Though ICRC area officers said that they were not certain who was responsible for the latest murder and work was continuing unaffected, others in the capital said that security was a concern. The ICRC has called on the government and the Tigers to allow aid workers access into the affected areas.
A ship sailing under the Red Cross flag finally left the port of Colombo on Wednesday and is now headed for Jaffna with 1,500 metric tons of food and medicine provided by the Sri Lankan government and the World Food Programme (WFP).
''The ship contains urgently needed relief to the displaced and resident population of the Jaffna peninsula," said Toon Vandenhove, ICRC delegation head in Colombo.
Both parties to the conflict have provided security guarantees for the ship and its cargo of food, medicines and sanitation kits. Close to eight percent of Sri Lanka's 20 million population is ethnically Tamil and concentrated in northern Jaffna and in the east of the island.
Since renewed fighting broke out almost a fortnight ago, the peninsula has been cut off by land and sea, causing immense hardship to residents, already affected adversely by the conflict.
''The ICRC hopes that access to Jaffna by humanitarian actors will be more regular in the coming weeks, should the current difficult situation on the ground prevail,'' Vandenhove said. The ICRC maintains an office in Jaffna with 46 staff.
The Tigers have also given security guarantees for vessels that are being sent into Jaffna, symbolic capital of the Tamil ethnic minority, to ferry out aid workers and foreigners trapped by the fighting, including members of the Sri Lankan Monitoring Mission (SLMM), which oversees a February 2002 ceasefire.
While the ceasefire is still operative, Sri Lanka has been sliding into increasing violence since last December and in the last two weeks close to 800 people were estimated to have died in fighting between government forces and Tamil Tigers – if figures cited by both sides are correct.
But the worst victims have been the civilian population caught in the fighting. By this week, 174,000 Sri Lankans had been made refugees due to the fighting, according to United Nations High Commission for Refugees office in Colombo.
Most are living in 42 temporary shelters spread across six districts in the north and east of the country where fighting has been raging since the beginning of the month. The situation has been worsened by security concerns and lack of access to the displaced by both local and foreign aid workers.
The recent wave of violence has pushed the ceasefire facilitated by Norway to the edge with truce monitors pulling out of conflict areas due to lack of security. The truce had temporarily halted warfare between government forces and the Tigers that has resulted in more than 65,000 deaths since the early 1980s.

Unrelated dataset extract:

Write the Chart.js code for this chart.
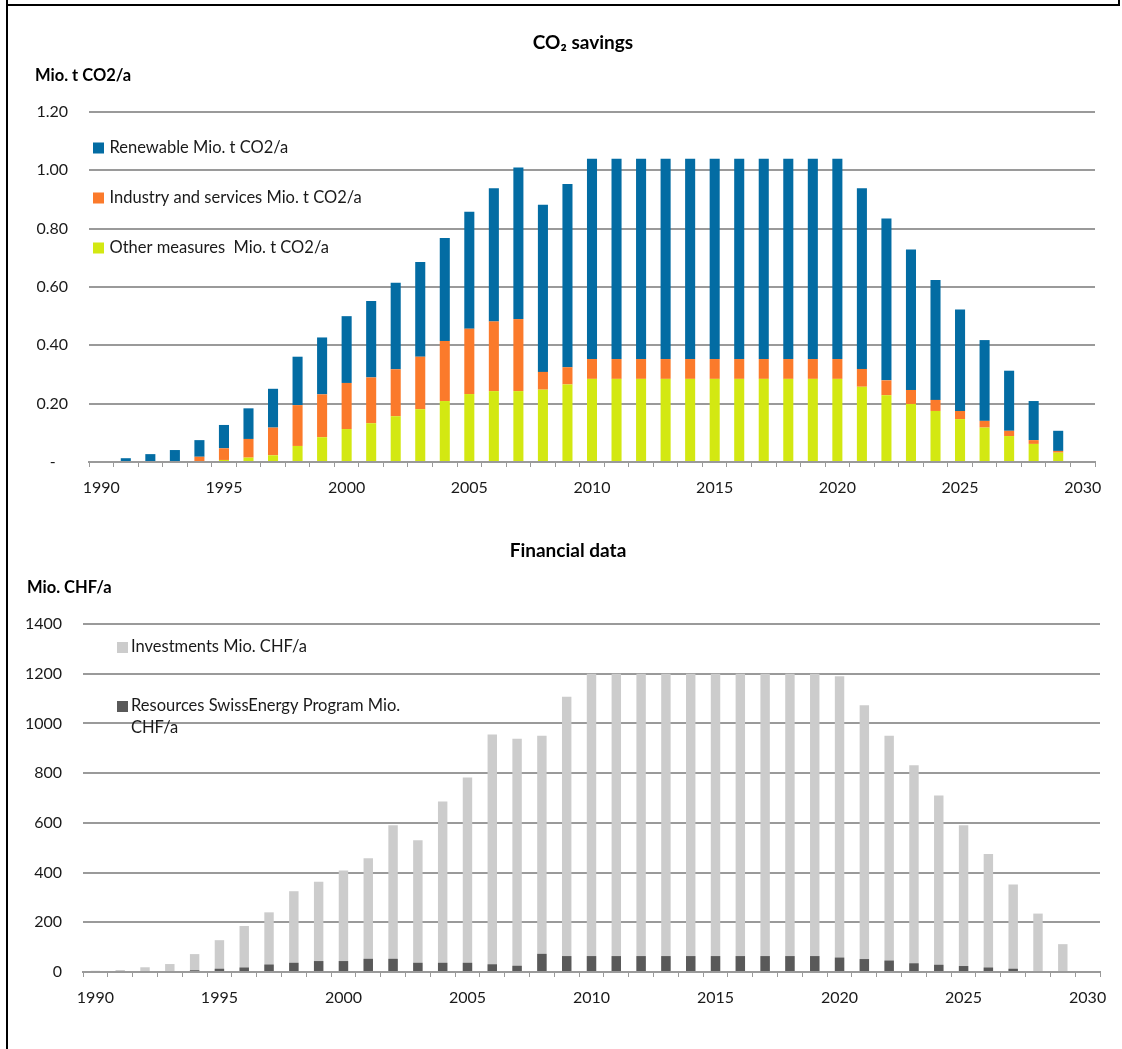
<!DOCTYPE html>
<html>
<head>
<meta charset="utf-8">
<script src="https://cdn.jsdelivr.net/npm/chart.js@4.4.1/dist/chart.umd.min.js"></script>
<style>
  html, body { margin: 0; padding: 0; background: #fff; overflow: hidden; }
  #page { position: relative; width: 1122px; height: 1049px; }
  canvas { position: absolute; left: 0; }
  .line { position: absolute; background: #000; }
</style>
</head>
<body>
<div id="page">
  <div class="line" style="left:6px;top:0;width:2px;height:1049px"></div>
  <div class="line" style="left:6px;top:4px;width:1114px;height:2px"></div>
  <div class="line" style="left:1118px;top:0;width:2px;height:6px"></div>
  <canvas id="co2" width="1122" height="500" style="top:0"></canvas>
  <canvas id="finance" width="1122" height="549" style="top:500px"></canvas>
</div>
<script>
const years = [1990, 1991, 1992, 1993, 1994, 1995, 1996, 1997, 1998, 1999,
  2000, 2001, 2002, 2003, 2004, 2005, 2006, 2007, 2008, 2009,
  2010, 2011, 2012, 2013, 2014, 2015, 2016, 2017, 2018, 2019,
  2020, 2021, 2022, 2023, 2024, 2025, 2026, 2027, 2028, 2029, 2030]

// Mio. t CO2/a
const otherMeasures = [0, 0, 0, 0, 0, 0.007, 0.015, 0.023, 0.055, 0.085,
  0.113, 0.133, 0.157, 0.181, 0.209, 0.233, 0.243, 0.243, 0.248, 0.266,
  0.285, 0.285, 0.285, 0.285, 0.285, 0.285, 0.285, 0.285, 0.285, 0.285,
  0.285, 0.258, 0.229, 0.199, 0.175, 0.147, 0.118, 0.089, 0.062, 0.032, 0]
const industry = [0, 0, 0, 0, 0.018, 0.040, 0.064, 0.095, 0.140, 0.147,
  0.158, 0.157, 0.161, 0.180, 0.206, 0.224, 0.239, 0.247, 0.061, 0.059,
  0.068, 0.068, 0.068, 0.068, 0.068, 0.068, 0.068, 0.068, 0.068, 0.068,
  0.068, 0.061, 0.051, 0.048, 0.038, 0.028, 0.023, 0.018, 0.013, 0.006, 0]
const renewable = [0, 0.013, 0.027, 0.041, 0.057, 0.080, 0.105, 0.133, 0.166, 0.195,
  0.229, 0.262, 0.297, 0.325, 0.353, 0.401, 0.457, 0.520, 0.573, 0.628,
  0.687, 0.687, 0.687, 0.687, 0.687, 0.687, 0.687, 0.687, 0.687, 0.687,
  0.687, 0.620, 0.555, 0.482, 0.411, 0.348, 0.277, 0.206, 0.134, 0.069, 0]

// Mio. CHF/a
const investments = [5, 8, 19, 32, 72, 128, 185, 240, 325, 363,
  408, 458, 590, 530, 686, 782, 955, 938, 950, 1107,
  1200, 1200, 1200, 1200, 1200, 1200, 1200, 1200, 1200, 1200,
  1190, 1073, 950, 832, 710, 590, 475, 352, 235, 112, 0]
const resources = [0, 0, 0, 0, 7, 13, 18, 30, 37, 44,
  44, 53, 53, 37, 37, 37, 31, 25, 73, 64,
  64, 64, 64, 64, 64, 64, 64, 64, 64, 64,
  58, 52, 46, 35, 29, 24, 18, 13, 0, 0, 0]

const co2Ticks = [0, 0.2, 0.4, 0.6, 0.8, 1.0, 1.2]
const chfTicks = [0, 200, 400, 600, 800, 1000, 1200, 1400]

const FONT = "Lato, 'Open Sans', sans-serif"
const GRID = "#9a9a9a"

// titles, unit label and the in-plot legend
const headings = {
  id: "headings",
  afterDraw(chart, args, o) {
    const {ctx, chartArea} = chart
    ctx.save()
    ctx.textBaseline = "middle"
    ctx.fillStyle = "#000"
    ctx.font = "bold 19px " + FONT
    ctx.textAlign = "center"
    ctx.fillText(o.title, o.titleX, o.titleY)
    ctx.font = "bold 16.5px " + FONT
    ctx.textAlign = "left"
    ctx.fillText(o.unit, o.unitX, o.unitY)

    ctx.font = "16.5px " + FONT
    let y = chartArea.top + o.legendTop
    const x = chartArea.left + o.legendLeft
    o.legendOrder.forEach((i) => {
      const ds = chart.data.datasets[i]
      ctx.fillStyle = ds.backgroundColor
      ctx.fillRect(x, y - 5, 11, 11)
      ctx.fillStyle = "#1a1a1a"
      ;[].concat(ds.label).forEach((t, j) => ctx.fillText(t, x + o.textGap, y + j * o.lineGap))
      y += o.itemGap
    })
    ctx.restore()
  }
}

const xAxis = (height) => ({
  stacked: true,
  offset: true,
  afterFit: (s) => { s.height = height },
  grid: { drawOnChartArea: false, drawTicks: true, tickLength: 5, offset: true, color: GRID, lineWidth: 1 },
  border: { display: true, color: GRID, width: 2 },
  ticks: {
    autoSkip: false, maxRotation: 0, padding: 11, color: "#1a1a1a",
    font: { family: FONT, size: 16 },
    callback: function (v) {
      const y = this.getLabelForValue(v)
      return y % 5 === 0 ? String(y) : ""
    }
  }
})

const yAxis = (width, tickValues, fmt) => ({
  min: tickValues[0],
  max: tickValues[tickValues.length - 1],
  afterFit: (s) => { s.width = width },
  afterBuildTicks: (s) => { s.ticks = tickValues.map((v) => ({value: v})) },
  grid: { drawTicks: false, color: GRID, lineWidth: 2 },
  border: { display: false },
  ticks: { padding: 21, color: "#1a1a1a", font: { family: FONT, size: 16 }, callback: fmt }
})

new Chart(document.getElementById("co2"), {
  type: "bar",
  data: {
    labels: years,
    datasets: [
      { label: "Other measures  Mio. t CO2/a", data: otherMeasures, backgroundColor: "#d3e812" },
      { label: "Industry and services Mio. t CO2/a", data: industry, backgroundColor: "#fb7a2b" },
      { label: "Renewable Mio. t CO2/a", data: renewable, backgroundColor: "#036ca3" },
    ],
  },
  options: {
    responsive: false,
    animation: false,
    barPercentage: 0.41,
    categoryPercentage: 1,
    layout: { padding: { top: 112, right: 27, bottom: 0, left: 0 } },
    scales: {
      x: xAxis(38),
      y: Object.assign(yAxis(89, co2Ticks, (v) => v === 0 ? "-   " : v.toFixed(2)), { stacked: true }),
    },
    plugins: {
      legend: { display: false },
      tooltip: { enabled: false },
      headings: {
        title: "CO\u2082 savings", titleX: 583, titleY: 43,
        unit: "Mio. t CO2/a", unitX: 35, unitY: 76,
        legendOrder: [2, 1, 0], legendLeft: 4, legendTop: 35.5, itemGap: 50, textGap: 16.5, lineGap: 22,
      },
    },
  },
  plugins: [headings],
})

new Chart(document.getElementById("finance"), {
  type: "bar",
  data: {
    labels: years,
    datasets: [
      { label: "Investments Mio. CHF/a", data: investments, backgroundColor: "#cccccc", grouped: false, order: 1 },
      { label: ["Resources SwissEnergy Program Mio.", "CHF/a"], data: resources, backgroundColor: "#595959", grouped: false, order: 0 },
    ],
  },
  options: {
    responsive: false,
    animation: false,
    barPercentage: 0.38,
    categoryPercentage: 1,
    layout: { padding: { top: 124, right: 22, bottom: 0, left: 0 } },
    scales: {
      x: Object.assign(xAxis(77), { stacked: false }),
      y: yAxis(83, chfTicks, (v) => String(v)),
    },
    plugins: {
      legend: { display: false },
      tooltip: { enabled: false },
      headings: {
        title: "Financial data", titleX: 568, titleY: 51,
        unit: "Mio. CHF/a", unitX: 27, unitY: 87.5,
        legendOrder: [0, 1], legendLeft: 34, legendTop: 23, itemGap: 59, textGap: 14, lineGap: 22,
      },
    },
  },
  plugins: [headings],
})
</script>
</body>
</html>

The main access roads linking government areas with those under the Tigers were closed for several days last week and have only been opened intermittently.
Local curfew and power shortages, especially in Jaffna are having an impact. "Supplies are running short and the SLMM's Jaffna District office has enough fuel and food for one week. Curfew has been imposed since the fighting started except for a few hours on some days and it is very difficult for the population to get supplies or move away from the conflict areas," the head of truce monitors, Ulf Henricsson, said in his weekly situation assessment.
Aid agencies have also warned that camps were becoming congested and that unless the fighting eases soon, the civilian situation would worsen.
The fighting has also forced thousands of refugees to flee to India. "From January to August around 7,500 have gone to India," V. Visvalingam, the government agent in northern Mannar District, from where many refugees embark, said. He said the unofficial number could be higher as many have been fleeing in secrecy after the government cracked down on boats taking refugees to southern India.
Visvalingam said that some refugees who fled to India, after the violence spread in the last fortnight, were originally from the east. "People from Trincomalee who only came here recently have now started to flee to India."